Following last week's destined-for-the-history-books U.S. Open men's final between Rafael Nadal and Novak Djokovic, John McEnroe is only more convinced that Rafael Nadal may be The One. "He's a contender for greatest ever and is already one of the top four greatest of all time – alongside Rod Laver, Pete Sampras, and Roger Federer," he says. For McEnroe, Nadal's supremacy comes not just from talent and physicality. "The reason Nadal won the match was he was able to put aside some of the more difficult things in the match and continue to remain positive, which is extremely hard to do."
That would seem almost hilariously ironic coming from the mouth of one of the brattiest, most tempestuous athletes in the history of sport (and one of the best in the history of tennis) were it not for the fact that McEnroe always achieved greatness in the midst of his own outward volcanic turmoil. Behind every tirade was an exercise in supreme internal self-control, discipline, and an almost superhuman will to succeed.
In town to promote a Dove Men+Care deodorant campaign for which McEnroe will help five amateurs dig in and make it through the New York Marathon this November 3, McEnroe took a little time to explain his top ways of finding calm, no matter how stormy things may seem. Despite a lifetime of trying, he admits he still struggles. "I'm not sure that there's a place in the world yet where I totally relax," he says. "As U2 said, 'I still haven't exactly found [sic] what I'm looking for' but I'm doing a pretty good job [of] looking for it."
Work out with your friends.
"There was a time at the initial end of my career at 33 when I was not training very much and I realized pretty soon that working out needed to be a regular part of my life," McEnroe says. "So I'm still someone who likes to work out five or six days a week.

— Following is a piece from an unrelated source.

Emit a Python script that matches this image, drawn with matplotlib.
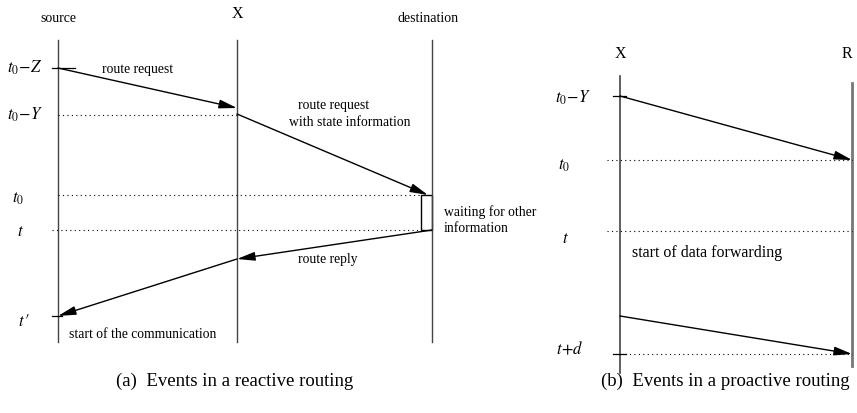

I think it makes me a better person and helps me think more clearly." Unlike a lot of pros at his stature, however, McEnroe says that he finds pleasure and inspiration in bringing others into his regimen, be it a trainer, friends (Laird Hamilton and Chris Chelios are among his frequent workout buddies), or his wife, Patty Smyth. "I prefer to work out with other people, as you push each other."